$\mathbb{L}^p$-solutions of deterministic and stochastic convective Brinkman-Forchheimer equations

TL;DR

This paper proves existence and uniqueness of solutions for both deterministic and stochastic convective Brinkman-Forchheimer equations, including cases with Lévy and fractional Brownian noise, using fixed point and contraction mapping methods.

Contribution

It introduces new existence and uniqueness results for local solutions of both deterministic and stochastic CBF equations with various noise types.

Findings

Established local mild solution existence for deterministic CBF equations.

Proved pathwise mild solution existence for stochastic CBF equations with Lévy noise.

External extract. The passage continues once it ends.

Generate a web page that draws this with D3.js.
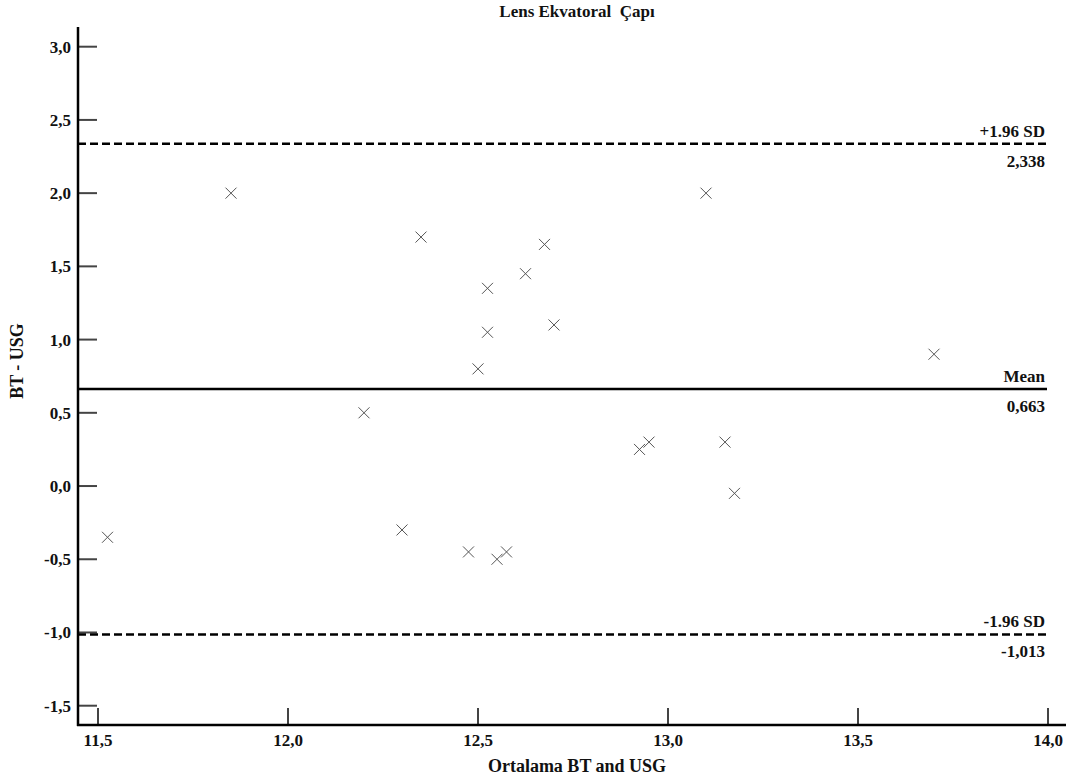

Extended results to stochastic CBF equations with fractional Brownian noise.

Abstract

In the first part of this work, we establish the existence and uniqueness of a local mild solution to the deterministic convective Brinkman-Forchheimer (CBF) equations defined on the whole space, by using properties of the heat semigroup and fixed point arguments based on an iterative technique. The second part is devoted for establishing the existence and uniqueness of a pathwise mild solution upto a random time to the stochastic CBF equations perturbed by L\'evy noise by exploiting the contraction mapping principle. We also discuss the local solvability of the stochastic CBF equations subjected to fractional Brownian noise.